> _SOURCE DATA_

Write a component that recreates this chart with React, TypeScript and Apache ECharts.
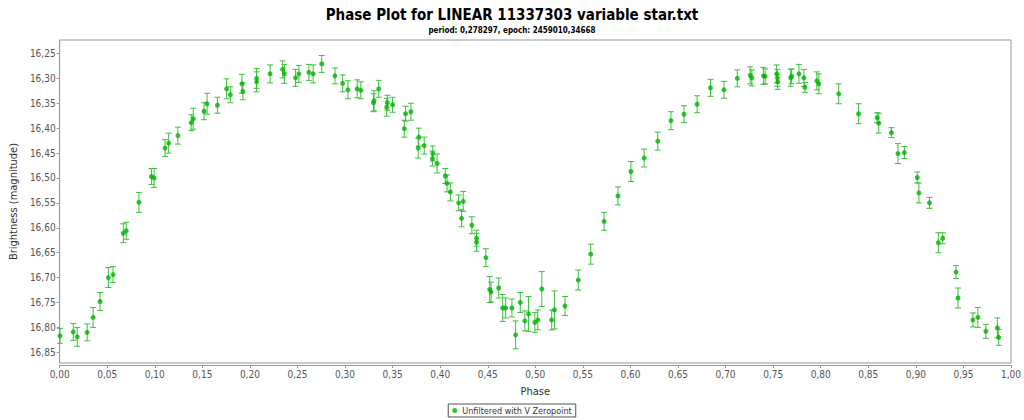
import React, { useEffect, useRef } from "react";
import * as echarts from "echarts";

const phases = [
  0.0003, 0.0143, 0.0185, 0.0289, 0.0352, 0.0425, 0.0512, 0.0561, 0.0669, 0.07,
  0.0833, 0.0965, 0.0993, 0.1108, 0.1146, 0.1243, 0.1383, 0.1404, 0.1518, 0.155,
  0.1658, 0.1755, 0.1794, 0.1916, 0.1926, 0.207, 0.207, 0.2212, 0.2344, 0.2362,
  0.248, 0.2515, 0.262, 0.2665, 0.2755, 0.2894, 0.2975, 0.303, 0.3128, 0.3166,
  0.3299, 0.3305, 0.3354, 0.3438, 0.3445, 0.35, 0.3623, 0.3636, 0.3692, 0.3769,
  0.3775, 0.3832, 0.3918, 0.3922, 0.3968, 0.4054, 0.4072, 0.4107, 0.4194, 0.4225,
  0.4242, 0.4333, 0.4382, 0.4382, 0.448, 0.4521, 0.4535, 0.4615, 0.4657, 0.4688,
  0.4754, 0.4793, 0.4842, 0.489, 0.4929, 0.4995, 0.5026, 0.5068, 0.5172, 0.5201,
  0.5312, 0.5451, 0.5583, 0.5723, 0.5869, 0.6005, 0.6144, 0.6287, 0.6426, 0.6562,
  0.6701, 0.6841, 0.6983, 0.7123, 0.7259, 0.7276, 0.7398, 0.7416, 0.7537, 0.7544,
  0.7548, 0.7684, 0.7694, 0.7771, 0.7823, 0.7834, 0.7959, 0.798, 0.8189, 0.8398,
  0.8593, 0.861, 0.8743, 0.8812, 0.8879, 0.9015, 0.9032, 0.9143, 0.9237, 0.9282,
  0.9422, 0.9443, 0.96, 0.9652, 0.9736, 0.9857, 0.9871,
];

const magnitudes = [
  16.817, 16.809, 16.819, 16.81, 16.78, 16.748, 16.7, 16.694, 16.611, 16.606,
  16.549, 16.497, 16.5, 16.44, 16.43, 16.415, 16.389, 16.381, 16.366, 16.351,
  16.354, 16.321, 16.333, 16.311, 16.326, 16.307, 16.3, 16.291, 16.282, 16.291,
  16.299, 16.291, 16.288, 16.291, 16.271, 16.295, 16.31, 16.323, 16.321, 16.324,
  16.349, 16.345, 16.321, 16.358, 16.349, 16.353, 16.401, 16.371, 16.367, 16.44,
  16.418, 16.435, 16.461, 16.451, 16.471, 16.496, 16.511, 16.528, 16.55, 16.581,
  16.547, 16.595, 16.621, 16.629, 16.66, 16.724, 16.729, 16.721, 16.761, 16.761,
  16.761, 16.815, 16.75, 16.787, 16.773, 16.79, 16.785, 16.723, 16.785, 16.765,
  16.757, 16.705, 16.653, 16.587, 16.536, 16.487, 16.46, 16.426, 16.385, 16.372,
  16.352, 16.319, 16.323, 16.3, 16.294, 16.299, 16.295, 16.296, 16.291, 16.299,
  16.307, 16.299, 16.296, 16.291, 16.299, 16.318, 16.305, 16.311, 16.331, 16.371,
  16.379, 16.39, 16.409, 16.451, 16.449, 16.499, 16.53, 16.55, 16.63, 16.621,
  16.689, 16.741, 16.785, 16.78, 16.808, 16.801, 16.82,
];

const errors = [
  0.015, 0.017, 0.019, 0.017, 0.02, 0.018, 0.02, 0.016, 0.019, 0.017,
  0.02, 0.016, 0.019, 0.017, 0.02, 0.017, 0.016, 0.021, 0.017, 0.021,
  0.016, 0.02, 0.016, 0.019, 0.017, 0.02, 0.02, 0.018, 0.017, 0.019,
  0.017, 0.017, 0.016, 0.018, 0.017, 0.016, 0.017, 0.018, 0.018, 0.017,
  0.018, 0.02, 0.017, 0.018, 0.015, 0.015, 0.017, 0.015, 0.017, 0.02,
  0.018, 0.017, 0.015, 0.015, 0.019, 0.015, 0.017, 0.018, 0.016, 0.017,
  0.02, 0.017, 0.016, 0.018, 0.018, 0.026, 0.02, 0.02, 0.027, 0.02,
  0.018, 0.028, 0.02, 0.02, 0.035, 0.02, 0.02, 0.035, 0.02, 0.038,
  0.019, 0.02, 0.02, 0.018, 0.018, 0.02, 0.018, 0.018, 0.018, 0.017,
  0.017, 0.017, 0.017, 0.017, 0.017, 0.016, 0.017, 0.015, 0.018, 0.017,
  0.015, 0.017, 0.015, 0.019, 0.017, 0.01, 0.018, 0.02, 0.02, 0.02,
  0.01, 0.02, 0.01, 0.02, 0.012, 0.011, 0.02, 0.011, 0.02, 0.011,
  0.013, 0.02, 0.014, 0.02, 0.014, 0.02, 0.016,
];

const yTickValues = [
  16.25, 16.3, 16.35, 16.4, 16.45, 16.5, 16.55, 16.6, 16.65, 16.7, 16.75, 16.8, 16.85,
];

const titleText = "Phase Plot for LINEAR 11337303 variable star.txt";
const subtitleText = "period: 0,278297, epoch: 2459010,34668";
const seriesName = "Unfiltered with V Zeropoint";

const FONT = "'DejaVu Sans Condensed', 'Liberation Sans', sans-serif";
const fmt = (v: number) => v.toFixed(2).replace(".", ",");

export default function App() {
  const ref = useRef<HTMLDivElement>(null);
  useEffect(() => {
    if (!ref.current) return;
    document.body.style.margin = "0";
    const chart = echarts.init(ref.current, undefined, { renderer: "svg" });
    const points = phases.map((p, i) => [p, magnitudes[i]]);
    const bars = phases.map((p, i) => [p, magnitudes[i] - errors[i], magnitudes[i] + errors[i]]);
    chart.setOption({
      animation: false,
      backgroundColor: "#ffffff",
      title: [
        {
          text: titleText,
          left: "center",
          top: 2,
          textStyle: { fontFamily: FONT, fontSize: 15, fontWeight: "bold", color: "#000" },
        },
        {
          text: subtitleText,
          left: "center",
          top: 21,
          textStyle: { fontFamily: FONT, fontSize: 8, fontWeight: "bold", color: "#000" },
        },
      ],
      legend: {
        bottom: 3,
        left: "center",
        data: [{ name: seriesName, icon: "circle" }],
        itemWidth: 5,
        itemHeight: 5,
        itemGap: 4,
        padding: [2, 4, 2, 4],
        borderColor: "#555",
        borderWidth: 1,
        textStyle: { fontFamily: FONT, fontSize: 9, color: "#333" },
      },
      grid: {
        left: 57,
        right: 10,
        top: 40,
        height: 323,
        show: true,
        borderColor: "#999",
        borderWidth: 1,
        backgroundColor: "#fff",
      },
      xAxis: {
        type: "value",
        min: 0,
        max: 1,
        interval: 0.05,
        offset: 2,
        name: "Phase",
        nameLocation: "middle",
        nameGap: 21,
        nameTextStyle: { fontFamily: FONT, fontSize: 11, color: "#333" },
        axisLine: { show: true, lineStyle: { color: "#999" } },
        axisTick: { show: true, length: 3, lineStyle: { color: "#999" } },
        axisLabel: {
          fontFamily: FONT,
          fontSize: 10,
          color: "#555",
          margin: 4,
          formatter: (v: number) => fmt(v),
        },
        splitLine: { show: false },
      },
      yAxis: {
        type: "value",
        inverse: true,
        min: 16.223,
        max: 16.8715,
        name: "Brightness (magnitude)",
        nameLocation: "middle",
        nameGap: 39,
        nameTextStyle: { fontFamily: FONT, fontSize: 11, color: "#333" },
        axisLine: { show: true, lineStyle: { color: "#999" } },
        axisTick: { show: true, length: 3, customValues: yTickValues, lineStyle: { color: "#999" } },
        axisLabel: {
          fontFamily: FONT,
          fontSize: 10,
          color: "#555",
          margin: 4,
          customValues: yTickValues,
          formatter: (v: number) => fmt(v),
        },
        splitLine: { show: false },
      },
      series: [
        {
          type: "custom",
          name: "errorbars",
          silent: true,
          data: bars,
          encode: { x: 0, y: [1, 2] },
          renderItem: (params: any, api: any) => {
            const x = api.value(0);
            const lo = api.coord([x, api.value(1)]);
            const hi = api.coord([x, api.value(2)]);
            const cap = 3;
            const style = { stroke: "#3cc03c", lineWidth: 1 };
            return {
              type: "group",
              children: [
                { type: "line", shape: { x1: lo[0], y1: lo[1], x2: hi[0], y2: hi[1] }, style },
                { type: "line", shape: { x1: lo[0] - cap, y1: lo[1], x2: lo[0] + cap, y2: lo[1] }, style },
                { type: "line", shape: { x1: hi[0] - cap, y1: hi[1], x2: hi[0] + cap, y2: hi[1] }, style },
              ],
            };
          },
        },
        {
          type: "scatter",
          name: seriesName,
          data: points,
          symbol: "circle",
          symbolSize: 5,
          itemStyle: { color: "#00b400" },
          z: 3,
        },
      ],
    });
    return () => chart.dispose();
  }, []);
  return <div ref={ref} style={{ width: 1024, height: 420 }} />;
}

> _REQUIREMENTS_
From the first line of the material down to the line containing "import * as", inclusive, return each line exactly, skipping any picture.

> _FULL OUTPUT_
Write a component that recreates this chart with React, TypeScript and Apache ECharts.
import React, { useEffect, useRef } from "react";
import * as echarts from "echarts";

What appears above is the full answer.